I found it easier to work with Chrome and 2 tabs open, one for the repository itself and one for the page to refresh and watch changes live. I use a bash console to make my changes on the site, commit and push them to the master branch (because I haven’t figured out forks yet) and occassionally run a local jekyll server to do tests that I think might break my site. Otherwise, I’m pretty fast and loose and commit half pages occassionally (as you may be able to tell…) and it really doesn’t matter as long as you come back and clean it up in a reasonable amount of time.
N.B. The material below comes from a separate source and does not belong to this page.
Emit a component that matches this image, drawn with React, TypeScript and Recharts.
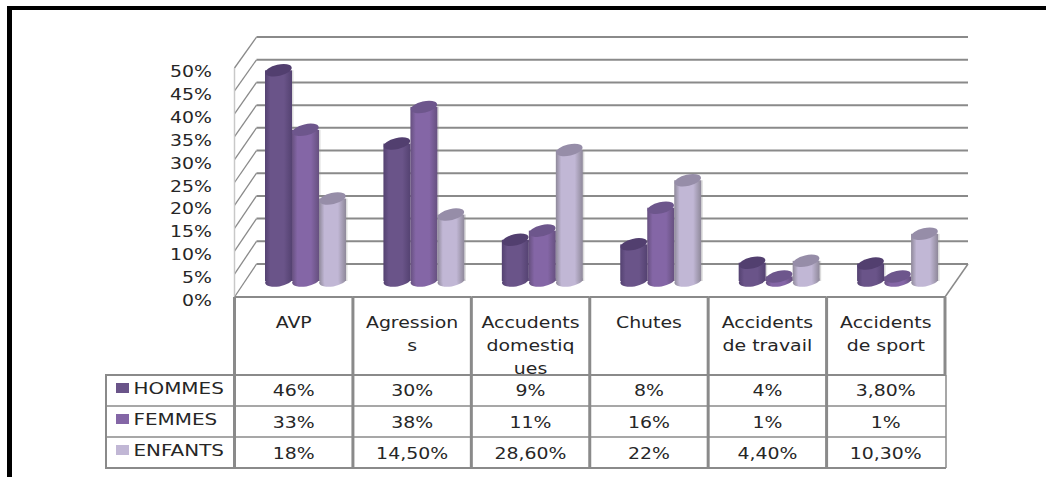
import React from "react";
import { BarChart, Bar, XAxis, YAxis, CartesianGrid, Legend } from "recharts";

const categories = ["AVP", "Agressions", "Accudents domestiques", "Chutes", "Accidents de travail", "Accidents de sport"];
const categoryLines = [["AVP"], ["Agression", "s"], ["Accudents", "domestiq", "ues"], ["Chutes"], ["Accidents", "de travail"], ["Accidents", "de sport"]];
const hommes = [46, 30, 9, 8, 4, 3.8];
const femmes = [33, 38, 11, 16, 1, 1];
const enfants = [18, 14.5, 28.6, 22, 4.4, 10.3];
const yTicks = [0, 5, 10, 15, 20, 25, 30, 35, 40, 45, 50];

const seriesNames = ["HOMMES", "FEMMES", "ENFANTS"];
const seriesValues = [hommes, femmes, enfants];
const seriesColors = ["#6a5489", "#8466a6", "#c1b7d5"];
const seriesTops = ["#523f6f", "#6d568c", "#968da8"];
const seriesEdges = ["#544271", "#66507f", "#8e8899"];

const data = categories.map((name, i) => ({
  name,
  HOMMES: hommes[i],
  FEMMES: femmes[i],
  ENFANTS: enfants[i],
}));

const W = 1046;
const H = 477;
const PLOT_LEFT = 234.5;
const PLOT_RIGHT = 945;
const PLOT_TOP = 68;
const PLOT_BOTTOM = 297;
const BAND = (PLOT_RIGHT - PLOT_LEFT) / categories.length;
const DEPTH_X = 22;
const BACK_FLOOR = 264;
const BACK_SCALE = 0.991;
const BAR_DX = 11.5;
const BAR_DY = -16;
const ROW_TOP = 375;
const ROW_H = 31;
const LINE = "#8a8a8a";
const FONT = "'DejaVu Sans', sans-serif";
const TEXT = "#262626";

const fmt = (v: number) =>
  Number.isInteger(v) ? `${v}%` : `${v.toFixed(2).replace(".", ",")}%`;

const WideText = ({ x, y, anchor = "middle", stretch = 1.26, children }: any) => (
  <text
    transform={`translate(${x} ${y}) scale(${stretch} 1)`}
    textAnchor={anchor}
    fontFamily={FONT}
    fontSize={15}
    fill={TEXT}
  >
    {children}
  </text>
);

const makeCylinder = (s: number) => (props: any) => {
  const { x, y, width, height } = props;
  const cx = x + width / 2 + BAR_DX;
  const cy = y + BAR_DY;
  const by = y + height + BAR_DY;
  const rx = width / 2;
  const left = x + BAR_DX;
  return (
    <g>
      <rect x={left + width} y={cy} width={1.5} height={by - cy} fill="#8a8a8a" opacity={0.3} />
      <ellipse cx={cx} cy={by} rx={rx} ry={5.5} fill={`url(#cyl${s})`} transform={`rotate(-9 ${cx} ${by})`} />
      <rect x={left} y={cy} width={width} height={by - cy} fill={`url(#cyl${s})`} />
      <ellipse cx={cx} cy={cy} rx={rx} ry={5.6} fill={seriesTops[s]} transform={`rotate(-13 ${cx} ${cy})`} />
    </g>
  );
};

const gridLine = (p: any) => {
  const { x1, x2, y1, index } = p;
  const isFloor = Math.abs(y1 - PLOT_BOTTOM) < 0.5;
  const backY = BACK_FLOOR - (PLOT_BOTTOM - y1) * BACK_SCALE;
  return (
    <g key={`g${index}`}>
      <line x1={x1} y1={y1} x2={x1 + DEPTH_X} y2={backY} stroke={LINE} strokeWidth={1.3} />
      <line x1={x1 + DEPTH_X} y1={backY} x2={x2 + DEPTH_X + 1} y2={backY} stroke={LINE} strokeWidth={2} />
      {isFloor && (
        <line x1={x2} y1={y1} x2={x2 + DEPTH_X + 1} y2={backY} stroke={LINE} strokeWidth={1.5} />
      )}
    </g>
  );
};

const YTick = (p: any) => (
  <WideText x={212} y={p.y + 9} anchor="end">
    {`${p.payload.value}%`}
  </WideText>
);

const XTick = (p: any) => {
  const i = p.index as number;
  const cx = p.x as number;
  const xl = cx - BAND / 2;
  const xr = cx + BAND / 2;
  const bottom = ROW_TOP + ROW_H * 3;
  return (
    <g>
      <line x1={xl} y1={PLOT_BOTTOM} x2={xl} y2={bottom} stroke={LINE} strokeWidth={3} />
      {i === categories.length - 1 && (
        <>
          <line x1={xr} y1={PLOT_BOTTOM} x2={xr} y2={ROW_TOP} stroke={LINE} strokeWidth={3} />
          <line x1={xr + 1} y1={ROW_TOP} x2={xr + 1} y2={bottom} stroke={LINE} strokeWidth={1.5} />
        </>
      )}
      <line x1={xl} y1={PLOT_BOTTOM} x2={xr} y2={PLOT_BOTTOM} stroke={LINE} strokeWidth={2} />
      {[0, 1, 2, 3].map((r) => (
        <line key={r} x1={xl} y1={ROW_TOP + ROW_H * r} x2={xr + 1} y2={ROW_TOP + ROW_H * r} stroke={LINE} strokeWidth={r === 0 || r === 3 ? 2 : 1.5} />
      ))}
      {categoryLines[i].map((t, k) => (
        <WideText key={t} x={cx} y={328 + k * 23}>
          {t}
        </WideText>
      ))}
      {seriesValues.map((vals, r) => (
        <WideText key={r} x={cx} y={ROW_TOP + 21 + r * 31.5}>
          {fmt(vals[i])}
        </WideText>
      ))}
    </g>
  );
};

const RowHeaders = ({ payload }: any) => (
  <svg width={130} height={95} style={{ display: "block", overflow: "visible" }}>
    <rect x={1} y={1} width={128} height={93} fill="none" stroke={LINE} strokeWidth={2} />
    {(payload || []).map((e: any, r: number) => (
      <g key={e.value}>
        <rect x={11} y={9 + r * 31} width={13} height={10} fill={e.color} />
        <WideText x={28.5} y={20 + r * 31} anchor="start" stretch={1.33}>
          {e.value}
        </WideText>
      </g>
    ))}
    <line x1={0} y1={32} x2={129} y2={32} stroke={LINE} strokeWidth={1.5} />
    <line x1={0} y1={63} x2={129} y2={63} stroke={LINE} strokeWidth={1.5} />
  </svg>
);

export default function App() {
  return (
    <div style={{ position: "absolute", left: 0, top: 0, width: W, height: H, overflow: "hidden", background: "#fff" }}>
      <div style={{ position: "absolute", left: 7, top: 6, width: W - 7, height: 3.5, background: "#000" }} />
      <div style={{ position: "absolute", left: 7, top: 6, width: 5, height: H - 6, background: "#000" }} />
      <div style={{ position: "absolute", left: 0, top: 0 }}>
        <BarChart
          width={W}
          height={H}
          data={data}
          margin={{ top: PLOT_TOP, bottom: H - PLOT_BOTTOM - 1, left: PLOT_LEFT - 1, right: W - PLOT_RIGHT }}
          barCategoryGap={19}
          barGap={0}
        >
          <defs>
            {seriesColors.map((c, s) => (
              <linearGradient key={s} id={`cyl${s}`} x1="0" y1="0" x2="1" y2="0">
                <stop offset="0" stopColor={seriesEdges[s]} />
                <stop offset="0.2" stopColor={c} />
                <stop offset="0.7" stopColor={c} />
                <stop offset="1" stopColor={seriesEdges[s]} />
              </linearGradient>
            ))}
          </defs>
          <CartesianGrid horizontal={gridLine as any} vertical={false} />
          <XAxis dataKey="name" height={1} interval={0} axisLine={false} tickLine={false} tick={XTick as any} />
          <YAxis
            width={1}
            domain={[0, 50]}
            ticks={yTicks}
            interval={0}
            axisLine={{ stroke: "#c8c8c8", strokeWidth: 1.5 }}
            tickLine={false}
            tick={YTick as any}
          />
          <Legend
            layout="vertical"
            align="center"
            verticalAlign="middle"
            itemSorter={null}
            wrapperStyle={{ left: 105, top: ROW_TOP - 1, width: 130, height: 95 }}
            content={RowHeaders as any}
          />
          {seriesNames.map((n, s) => (
            <Bar key={n} dataKey={n} fill={seriesColors[s]} isAnimationActive={false} shape={makeCylinder(s) as any} />
          ))}
        </BarChart>
      </div>
    </div>
  );
}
These items were important in order to have an easy workflow

  1. Make sure wherever you develop matches production
    • Don’t use unsupported themes in development, for example
    • Don’t make changes in the web console without pulling them back locally

      • git pull
      • git submodule update
  2. Don’t make multiple huge changes at once. I feel pretty comfortable creating a full post page one at a time. I don’t feel comfortable changing my default.html layout without first testing it and changing one part at a time. It’s much harder to work backwards and troubleshoot if you’ve done a few different things and you can’t remember them all.

  3. Pick a style you like and stick with it, at least until you have some content. Once you have a decent amount of content, you can be aware of how changes you make affect all your content.

With that, it’s time to work. I do the following things

  • Always keep my github.io page and my localhost page ready. You can quickly review changes and make sure you pushed them right this way.
  • It’s easier for me to work from my root directory and tree around and edit files directories deep than to get into a directory and find out I didn’t back out before creating a new page.
  • Refresh and test frequently. If I’m testing formatting, I often rebuild several times very quickly and refresh my localhost page to see them happen in action.
  • Stand on the shoulders of giants. Copy that template, reuse that syntax, google that stackoverflow. Other people have solved these problems, so use their knowledge. Just pay attention to when a fix you want to apply breaks something you’re doing or follows a pattern you don’t use.

I work with a dual monitor set up both at home and at work. I don’t know how people get along with single monitors unless they’re ultrawide. Invest in a second monitor, it’s worth it.